Combine Wet Ingredients
  1. In a separate medium mixing bowl, whisk together the plain Greek yogurt, large eggs, olive oil, milk, and optional honey or maple syrup until smooth and uniform.
Combine Wet and Dry Mixtures
  1. Pour the wet ingredients into the dry ingredients. Using a spatula, gently fold them together until just combined. Be careful not to overmix; a few small lumps are okay. Overmixing can lead to a tough bread.
Bake the Bread
  1. Scrape the batter into the prepared loaf pan and spread it evenly. You can sprinkle a few extra flax seeds or sesame seeds on top for garnish, if desired.
  2. Bake for 35-40 minutes, or until a wooden skewer or toothpick inserted into the center of the loaf comes out clean. The top should be golden brown.
Cool and Serve
  1. Once baked, remove the loaf pan from the oven and let it cool in the pan for 10-15 minutes on a wire rack. Then, carefully remove the bread from the pan (using the parchment paper overhang if applicable) and let it cool completely on the wire rack before slicing. This helps prevent a gummy texture.
  2. Slice and serve. Enjoy plain, toasted, or with your favorite spreads like avocado, nut butter, or hummus.

Notes

Storage: Store leftover bread in an airtight container at room temperature for up to 3 days, or in the refrigerator for up to 5 days.
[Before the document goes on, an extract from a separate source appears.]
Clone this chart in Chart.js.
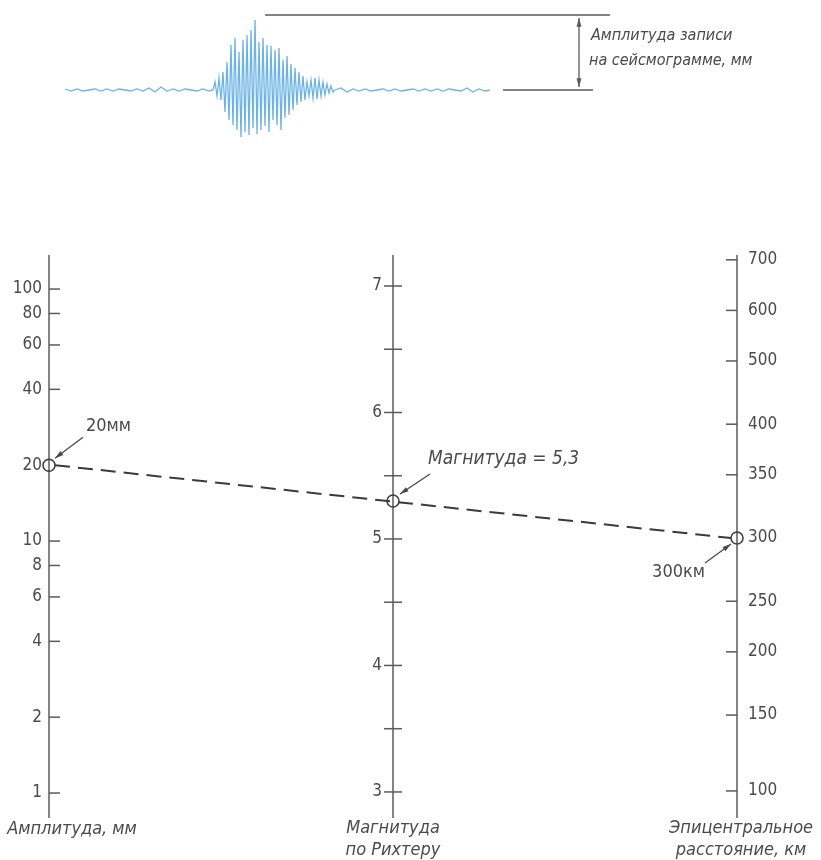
<!DOCTYPE html>
<html lang="ru">
<head>
<meta charset="utf-8">
<script src="https://cdn.jsdelivr.net/npm/chart.js@4.4.1/dist/chart.umd.min.js"></script>
<style>
  body { margin: 0; background: #fff; }
  #wrap { position: relative; width: 821px; height: 860px; }
  canvas { position: absolute; left: 0; top: 0; }
</style>
</head>
<body>
<div id="wrap">
  <canvas id="nomo" width="821" height="860"></canvas>
  <canvas id="seis" width="821" height="150"></canvas>
</div>
<script>
// amplitude scale, mm (log)
const ampTicks = [1, 2, 4, 6, 8, 10, 20, 40, 60, 80, 100];
// magnitude scale
const magTicks = [3, 3.5, 4, 4.5, 5, 5.5, 6, 6.5, 7];
const magLabels = [3, 4, 5, 6, 7];
// epicentral distance, km, and where each sits on the correction scale
const distTicks = [100, 150, 200, 250, 300, 350, 400, 500, 600, 700];
const distCorr = [3.0, 3.3, 3.55, 3.75, 4.0, 4.25, 4.45, 4.7, 4.9, 5.1];
// the worked example
const exAmp = 20;
const exMag = 5.3;
const exDist = 300;

// seismogram trace (time, amplitude)
const seisT = [65, 71, 77, 83, 89, 95, 101, 107, 113, 119, 125, 131, 137, 143, 149, 155, 161, 167, 173, 179, 185, 191, 197, 203, 209,
  213, 215, 217, 219, 221, 223, 225, 227, 229, 231, 233, 235, 237, 239, 241, 243, 245, 247, 249, 251, 253, 255, 257, 259, 261, 263,
  265, 267, 269, 271, 273, 275, 277, 279, 281, 283, 285, 287, 289, 291, 293, 295, 297, 299, 301, 303, 305, 307, 309, 311, 313, 315,
  317, 319, 321, 323, 325, 327, 329, 331, 333, 335,
  341, 347, 353, 359, 365, 371, 377, 383, 389, 395, 401, 407, 413, 419, 425, 431, 437, 443, 449, 455, 461, 467, 473, 479, 485, 490];
const seisA = [1, -1, 1, -1, 0, 1, -1, 1, -1, 1, 0, -1, 1, -1, 2, -2, 3, -1, 1, -1, 1, 0, -1, 1, -1,
  0, 8, -6, 12, -10, 18, -22, 28, -30, 45, -35, 52, -40, 38, -47, 50, -42, 55, -45, 60, -38, 70, -44, 48, -40, 52,
  -36, 45, -42, 44, -30, 40, -35, 42, -40, 30, -28, 34, -25, 26, -20, 22, -15, 18, -12, 14, -10, 8, -6, 10, -8, 12,
  -9, 10, -6, 8, -5, 6, -3, 4, -2, 0,
  2, -2, 1, -1, 1, -1, 0, 1, -1, 1, -1, 0, 1, -1, 1, -1, 1, -1, 1, 0, -1, 2, -2, 1, -1, 0];
const seisPeak = 75;

const textCol = '#4a4a4a';
const lineCol = '#5a5a5a';
const numFont = '17px "Liberation Sans Narrow", "DejaVu Sans Condensed", sans-serif';
const labFont = 'italic 18px "DejaVu Sans Condensed", "Liberation Sans Narrow", sans-serif';
const smallFont = 'italic 16px "DejaVu Sans Condensed", "Liberation Sans Narrow", sans-serif';

function line(ctx, x1, y1, x2, y2) {
  ctx.beginPath();
  ctx.moveTo(x1, y1);
  ctx.lineTo(x2, y2);
  ctx.stroke();
}

function arrow(ctx, x1, y1, x2, y2, head) {
  line(ctx, x1, y1, x2, y2);
  const a = Math.atan2(y2 - y1, x2 - x1);
  ctx.beginPath();
  ctx.moveTo(x2, y2);
  ctx.lineTo(x2 - head * Math.cos(a - 0.28), y2 - head * Math.sin(a - 0.28));
  ctx.lineTo(x2 - head * Math.cos(a + 0.28), y2 - head * Math.sin(a + 0.28));
  ctx.closePath();
  ctx.fill();
}

// axes, ticks and the dashed reading line
const nomoAxes = {
  id: 'nomoAxes',
  beforeDatasetsDraw(chart) {
    const {ctx, chartArea, scales} = chart;
    const xl = scales.x.getPixelForValue(0);
    const xm = scales.x.getPixelForValue(0.5);
    const xr = scales.x.getPixelForValue(1);
    ctx.save();
    ctx.strokeStyle = lineCol;
    ctx.fillStyle = textCol;
    ctx.lineWidth = 1.5;
    [xl, xm, xr].forEach(x => line(ctx, x, chartArea.top, x, chartArea.bottom));

    ctx.font = numFont;
    ctx.textBaseline = 'middle';

    ctx.textAlign = 'right';
    ampTicks.forEach(v => {
      const y = scales.amp.getPixelForValue(v);
      if (v !== exAmp) line(ctx, xl, y, xl + 11, y);
      ctx.fillText(String(v), xl - 7, y);
    });

    magTicks.forEach(v => {
      const y = scales.mag.getPixelForValue(v);
      line(ctx, xm - 9, y, xm + 9, y);
      if (magLabels.includes(v)) ctx.fillText(String(v), xm - 11, y);
    });

    ctx.textAlign = 'left';
    distTicks.forEach((v, i) => {
      const y = scales.dist.getPixelForValue(distCorr[i]);
      if (v !== exDist) line(ctx, xr - 11, y, xr, y);
      ctx.fillText(String(v), xr + 11, y);
    });

    const p0 = chart.getDatasetMeta(0).data[0];
    const p2 = chart.getDatasetMeta(2).data[0];
    ctx.strokeStyle = '#3a3a3a';
    ctx.lineWidth = 2;
    ctx.setLineDash([15, 8]);
    line(ctx, p0.x + 6, p0.y, p2.x - 6, p2.y);
    ctx.restore();
  },
  afterDatasetsDraw(chart) {
    const {ctx, scales} = chart;
    const xl = scales.x.getPixelForValue(0);
    const xm = scales.x.getPixelForValue(0.5);
    const xr = scales.x.getPixelForValue(1);
    const p0 = chart.getDatasetMeta(0).data[0];
    const p1 = chart.getDatasetMeta(1).data[0];
    const p2 = chart.getDatasetMeta(2).data[0];
    ctx.save();
    ctx.fillStyle = textCol;
    ctx.strokeStyle = textCol;
    ctx.lineWidth = 1.3;
    ctx.textBaseline = 'middle';

    // callouts
    ctx.font = numFont.replace('17px', '18px');
    ctx.textAlign = 'left';
    ctx.fillText(exAmp + 'мм', p0.x + 37, p0.y - 39);
    arrow(ctx, p0.x + 34, p0.y - 28, p0.x + 6, p0.y - 7, 9);

    ctx.font = labFont.replace('18px', '19px');
    ctx.fillText('Магнитуда = ' + String(exMag).replace('.', ','), p1.x + 35, p1.y - 42);
    arrow(ctx, p1.x + 37, p1.y - 27, p1.x + 7, p1.y - 7, 9);

    ctx.font = numFont.replace('17px', '18px');
    ctx.textAlign = 'right';
    ctx.fillText(exDist + 'км', p2.x - 32, p2.y + 34);
    arrow(ctx, p2.x - 32, p2.y + 25, p2.x - 6, p2.y + 6, 9);

    // axis titles
    ctx.font = labFont;
    ctx.textAlign = 'center';
    ctx.fillText('Амплитуда, мм', xl + 23, 829);
    ctx.fillText('Магнитуда', xm, 828);
    ctx.fillText('по Рихтеру', xm, 850);
    ctx.fillText('Эпицентральное', xr + 4, 828);
    ctx.fillText('расстояние, км', xr + 4, 850);
    ctx.restore();
  }
};

const marker = {
  pointStyle: 'circle',
  pointRadius: 6,
  borderWidth: 1.5,
  borderColor: '#3a3a3a',
  backgroundColor: 'rgba(255,255,255,0)',
  clip: false
};

new Chart(document.getElementById('nomo'), {
  type: 'scatter',
  data: {
    datasets: [
      {...marker, data: [{x: 0, y: exAmp}], yAxisID: 'amp'},
      {...marker, data: [{x: 0.5, y: exMag}], yAxisID: 'mag'},
      {...marker, data: [{x: 1, y: distCorr[distTicks.indexOf(exDist)]}], yAxisID: 'dist'}
    ]
  },
  options: {
    responsive: false,
    animation: false,
    events: [],
    devicePixelRatio: 1,
    layout: { padding: { left: 49, right: 84, top: 255, bottom: 42 } },
    plugins: {
      legend: { display: false },
      tooltip: { enabled: false }
    },
    scales: {
      x: { type: 'linear', min: 0, max: 1, display: false },
      amp: { type: 'logarithmic', min: 0.796, max: 136.5, display: false, position: 'left' },
      mag: { type: 'linear', min: 2.794, max: 7.245, bounds: 'data', display: false, position: 'left' },
      dist: { type: 'linear', min: 2.893, max: 5.119, bounds: 'data', display: false, position: 'right' }
    }
  },
  plugins: [nomoAxes]
});

// seismogram with its amplitude marking
const seisMarks = {
  id: 'seisMarks',
  afterDatasetsDraw(chart) {
    const {ctx, scales} = chart;
    const yTop = scales.y.getPixelForValue(seisPeak);
    const yBase = scales.y.getPixelForValue(0);
    const xA = scales.x.getPixelForValue(579);
    ctx.save();
    ctx.strokeStyle = lineCol;
    ctx.fillStyle = lineCol;
    ctx.lineWidth = 1.3;
    line(ctx, scales.x.getPixelForValue(265), yTop, scales.x.getPixelForValue(610), yTop);
    line(ctx, scales.x.getPixelForValue(503), yBase, scales.x.getPixelForValue(593), yBase);
    const ym = (yTop + yBase) / 2;
    arrow(ctx, xA, ym, xA, yTop + 3, 9);
    arrow(ctx, xA, ym, xA, yBase - 3, 9);
    ctx.fillStyle = textCol;
    ctx.font = smallFont;
    ctx.textAlign = 'left';
    ctx.textBaseline = 'middle';
    ctx.fillText('Амплитуда записи', xA + 12, 36);
    ctx.fillText('на сейсмограмме, мм', xA + 10, 61);
    ctx.restore();
  }
};

new Chart(document.getElementById('seis'), {
  type: 'scatter',
  data: {
    datasets: [{
      data: seisT.map((t, i) => ({x: t, y: seisA[i]})),
      showLine: true,
      pointRadius: 0,
      borderColor: '#6db3e3',
      borderWidth: 1.3,
      tension: 0
    }]
  },
  options: {
    responsive: false,
    animation: false,
    events: [],
    devicePixelRatio: 1,
    layout: { padding: 0 },
    plugins: {
      legend: { display: false },
      tooltip: { enabled: false }
    },
    scales: {
      x: { type: 'linear', min: 0, max: 821, display: false },
      y: { type: 'linear', min: -60, max: 90, bounds: 'data', display: false }
    }
  },
  plugins: [seisMarks]
});
</script>
</body>
</html>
For longer storage, slice the bread and freeze individual slices in a freezer-safe bag for up to 2 months. Toast directly from frozen.
Variations:
* **Savory**: Add 1/2 teaspoon garlic powder, 1/4 cup chopped fresh herbs (like chives, dill, or oregano), and 1/4 cup shredded cheese to the batter.
* **Sweet**: For a subtly sweet bread, increase honey/maple syrup to 2-3 tablespoons and add 1/2 teaspoon vanilla extract. You could also fold in 1/2 cup berries (fresh or frozen) or chopped nuts.
* **Whole Grain**: Replace up to 1/2 cup of all-purpose flour with whole wheat flour for added fiber.